- [Request]: Repeat exactly, and only, the lines below starting at the line that contains "Output the Python" and ending at the line that contains "from matplotlib.ticker import", inclusive of both.

**** Record list ****

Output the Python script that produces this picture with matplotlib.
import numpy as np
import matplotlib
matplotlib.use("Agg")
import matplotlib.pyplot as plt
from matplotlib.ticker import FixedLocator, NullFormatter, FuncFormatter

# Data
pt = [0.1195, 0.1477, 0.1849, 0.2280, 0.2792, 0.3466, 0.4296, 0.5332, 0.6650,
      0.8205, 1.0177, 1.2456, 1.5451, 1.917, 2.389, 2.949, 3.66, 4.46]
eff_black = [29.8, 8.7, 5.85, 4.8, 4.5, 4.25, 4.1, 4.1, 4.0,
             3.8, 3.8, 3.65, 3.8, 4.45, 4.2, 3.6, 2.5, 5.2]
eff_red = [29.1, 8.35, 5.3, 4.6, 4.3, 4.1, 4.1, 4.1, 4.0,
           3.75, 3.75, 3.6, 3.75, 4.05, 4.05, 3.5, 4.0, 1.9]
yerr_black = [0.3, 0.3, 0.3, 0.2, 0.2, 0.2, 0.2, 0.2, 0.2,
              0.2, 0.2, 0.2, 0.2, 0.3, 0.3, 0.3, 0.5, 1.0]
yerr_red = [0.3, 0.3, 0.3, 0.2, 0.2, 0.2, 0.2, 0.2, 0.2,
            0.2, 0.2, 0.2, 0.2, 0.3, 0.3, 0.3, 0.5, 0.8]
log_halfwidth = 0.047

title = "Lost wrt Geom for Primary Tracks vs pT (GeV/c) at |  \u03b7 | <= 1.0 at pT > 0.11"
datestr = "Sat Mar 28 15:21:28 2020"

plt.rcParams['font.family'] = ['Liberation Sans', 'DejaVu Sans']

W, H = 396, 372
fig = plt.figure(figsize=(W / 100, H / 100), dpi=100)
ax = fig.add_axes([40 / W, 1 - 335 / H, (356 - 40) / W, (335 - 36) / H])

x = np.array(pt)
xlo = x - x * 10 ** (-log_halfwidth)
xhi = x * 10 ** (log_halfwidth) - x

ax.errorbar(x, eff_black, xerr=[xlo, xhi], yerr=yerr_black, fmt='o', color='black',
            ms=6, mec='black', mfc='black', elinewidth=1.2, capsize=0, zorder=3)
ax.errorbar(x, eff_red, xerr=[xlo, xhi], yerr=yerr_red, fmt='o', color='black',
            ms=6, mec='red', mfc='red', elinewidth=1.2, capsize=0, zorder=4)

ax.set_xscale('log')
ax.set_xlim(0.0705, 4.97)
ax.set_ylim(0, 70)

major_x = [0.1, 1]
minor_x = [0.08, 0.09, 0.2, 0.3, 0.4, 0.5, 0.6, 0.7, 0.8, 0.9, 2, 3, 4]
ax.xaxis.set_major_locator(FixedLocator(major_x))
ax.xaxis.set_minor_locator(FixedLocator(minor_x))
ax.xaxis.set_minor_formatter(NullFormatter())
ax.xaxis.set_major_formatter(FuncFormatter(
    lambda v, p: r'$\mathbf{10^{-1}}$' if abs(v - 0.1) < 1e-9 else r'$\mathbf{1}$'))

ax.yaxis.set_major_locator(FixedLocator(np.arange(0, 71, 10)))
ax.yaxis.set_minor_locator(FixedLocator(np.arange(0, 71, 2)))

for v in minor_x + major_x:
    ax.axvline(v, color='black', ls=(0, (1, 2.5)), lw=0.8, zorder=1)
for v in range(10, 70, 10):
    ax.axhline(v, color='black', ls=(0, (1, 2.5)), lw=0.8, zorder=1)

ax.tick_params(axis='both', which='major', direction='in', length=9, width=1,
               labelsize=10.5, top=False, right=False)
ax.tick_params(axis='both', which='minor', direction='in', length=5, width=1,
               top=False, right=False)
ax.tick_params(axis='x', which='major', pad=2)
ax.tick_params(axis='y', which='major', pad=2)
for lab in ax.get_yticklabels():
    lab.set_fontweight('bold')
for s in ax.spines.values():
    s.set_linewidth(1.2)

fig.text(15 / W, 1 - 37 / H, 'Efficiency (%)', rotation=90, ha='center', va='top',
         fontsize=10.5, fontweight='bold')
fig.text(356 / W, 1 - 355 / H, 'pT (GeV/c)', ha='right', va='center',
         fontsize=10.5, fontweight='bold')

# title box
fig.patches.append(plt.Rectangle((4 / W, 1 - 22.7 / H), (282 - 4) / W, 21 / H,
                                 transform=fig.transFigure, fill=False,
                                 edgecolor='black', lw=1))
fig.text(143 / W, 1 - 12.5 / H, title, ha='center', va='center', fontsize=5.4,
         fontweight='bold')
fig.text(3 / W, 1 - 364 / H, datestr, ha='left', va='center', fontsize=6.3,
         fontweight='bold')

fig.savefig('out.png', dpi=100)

****
**** Record list ****

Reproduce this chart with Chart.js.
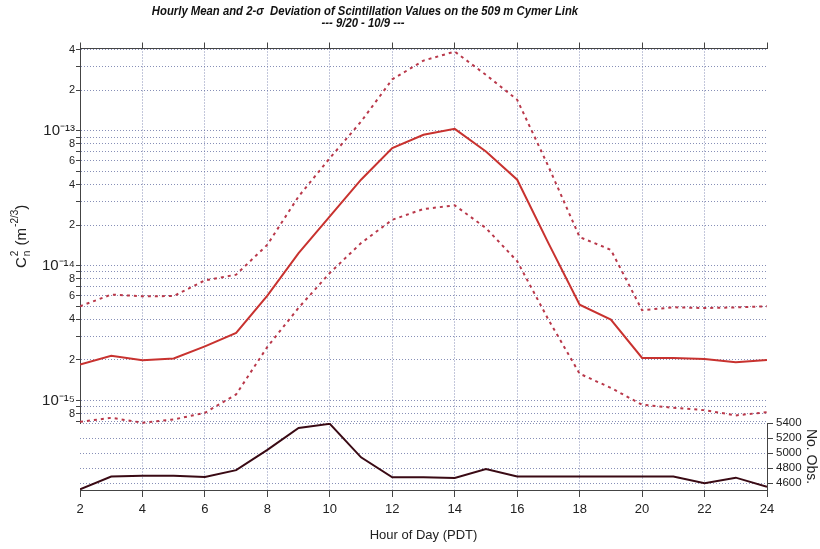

****
**** Record list ****

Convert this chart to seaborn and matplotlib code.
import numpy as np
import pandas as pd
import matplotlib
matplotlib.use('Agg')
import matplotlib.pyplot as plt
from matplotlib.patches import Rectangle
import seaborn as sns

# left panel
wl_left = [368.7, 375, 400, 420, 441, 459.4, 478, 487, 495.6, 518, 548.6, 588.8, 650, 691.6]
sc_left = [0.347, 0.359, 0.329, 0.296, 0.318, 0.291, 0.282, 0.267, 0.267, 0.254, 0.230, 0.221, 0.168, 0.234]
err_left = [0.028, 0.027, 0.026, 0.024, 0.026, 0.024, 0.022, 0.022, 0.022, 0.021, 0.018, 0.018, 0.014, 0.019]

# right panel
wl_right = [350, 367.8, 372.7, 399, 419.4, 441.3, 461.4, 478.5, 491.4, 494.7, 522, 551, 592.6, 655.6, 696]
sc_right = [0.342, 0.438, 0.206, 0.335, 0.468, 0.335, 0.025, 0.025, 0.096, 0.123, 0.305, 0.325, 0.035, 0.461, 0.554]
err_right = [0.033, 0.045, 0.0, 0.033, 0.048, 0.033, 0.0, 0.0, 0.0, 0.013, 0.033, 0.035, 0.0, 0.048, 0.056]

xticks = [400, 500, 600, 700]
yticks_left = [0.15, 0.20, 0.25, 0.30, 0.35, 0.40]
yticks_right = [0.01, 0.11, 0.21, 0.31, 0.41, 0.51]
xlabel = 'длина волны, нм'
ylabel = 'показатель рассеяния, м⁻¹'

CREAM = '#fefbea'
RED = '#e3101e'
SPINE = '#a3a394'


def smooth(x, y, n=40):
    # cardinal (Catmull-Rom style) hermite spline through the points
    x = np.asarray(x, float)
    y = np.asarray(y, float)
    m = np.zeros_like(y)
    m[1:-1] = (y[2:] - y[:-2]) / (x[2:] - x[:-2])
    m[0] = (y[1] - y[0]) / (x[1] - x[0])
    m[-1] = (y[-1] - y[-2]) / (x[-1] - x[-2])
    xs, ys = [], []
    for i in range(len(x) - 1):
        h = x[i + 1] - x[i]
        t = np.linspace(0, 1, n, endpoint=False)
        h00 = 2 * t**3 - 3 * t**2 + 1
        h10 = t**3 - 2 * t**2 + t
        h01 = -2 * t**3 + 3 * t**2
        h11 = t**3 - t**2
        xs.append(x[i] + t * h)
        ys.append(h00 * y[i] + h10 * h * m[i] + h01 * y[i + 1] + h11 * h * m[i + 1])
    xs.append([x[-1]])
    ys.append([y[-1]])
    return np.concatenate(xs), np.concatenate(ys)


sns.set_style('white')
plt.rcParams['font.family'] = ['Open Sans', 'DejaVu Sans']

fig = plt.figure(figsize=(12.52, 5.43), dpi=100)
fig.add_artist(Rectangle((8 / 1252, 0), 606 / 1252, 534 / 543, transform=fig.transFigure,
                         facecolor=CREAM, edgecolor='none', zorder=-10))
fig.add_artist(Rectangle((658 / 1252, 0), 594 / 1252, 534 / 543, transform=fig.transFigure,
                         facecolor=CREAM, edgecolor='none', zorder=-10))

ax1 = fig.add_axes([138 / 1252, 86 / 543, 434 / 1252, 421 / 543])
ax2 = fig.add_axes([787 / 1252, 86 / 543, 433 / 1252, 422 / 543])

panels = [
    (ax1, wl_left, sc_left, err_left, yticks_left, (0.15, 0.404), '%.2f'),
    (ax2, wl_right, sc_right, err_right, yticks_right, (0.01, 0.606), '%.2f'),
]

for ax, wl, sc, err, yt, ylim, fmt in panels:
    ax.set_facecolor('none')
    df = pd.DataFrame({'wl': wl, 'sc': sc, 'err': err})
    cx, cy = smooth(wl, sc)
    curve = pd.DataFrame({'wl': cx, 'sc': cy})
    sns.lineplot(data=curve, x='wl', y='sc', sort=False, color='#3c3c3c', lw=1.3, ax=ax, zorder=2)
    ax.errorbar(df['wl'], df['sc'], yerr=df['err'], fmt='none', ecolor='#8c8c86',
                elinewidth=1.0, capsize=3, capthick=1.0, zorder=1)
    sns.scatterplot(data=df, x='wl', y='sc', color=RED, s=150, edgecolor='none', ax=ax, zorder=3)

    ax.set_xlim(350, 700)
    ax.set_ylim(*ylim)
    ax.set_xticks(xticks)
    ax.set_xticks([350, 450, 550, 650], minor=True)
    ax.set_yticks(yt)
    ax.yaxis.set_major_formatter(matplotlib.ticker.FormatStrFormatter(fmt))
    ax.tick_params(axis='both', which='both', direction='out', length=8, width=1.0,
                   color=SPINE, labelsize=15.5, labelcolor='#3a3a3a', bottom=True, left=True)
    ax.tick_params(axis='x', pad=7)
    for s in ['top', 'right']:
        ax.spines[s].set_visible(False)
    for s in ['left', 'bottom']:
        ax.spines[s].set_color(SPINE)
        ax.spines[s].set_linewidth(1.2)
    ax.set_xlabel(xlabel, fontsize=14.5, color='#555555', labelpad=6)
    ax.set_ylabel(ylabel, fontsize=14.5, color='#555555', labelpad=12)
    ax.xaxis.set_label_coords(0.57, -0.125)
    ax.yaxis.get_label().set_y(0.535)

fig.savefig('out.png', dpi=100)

****

- [Answer to the task]:
Output the Python script that produces this picture with matplotlib.
import numpy as np
import matplotlib
matplotlib.use("Agg")
import matplotlib.pyplot as plt
from matplotlib.ticker import FixedLocator, NullFormatter, FuncFormatter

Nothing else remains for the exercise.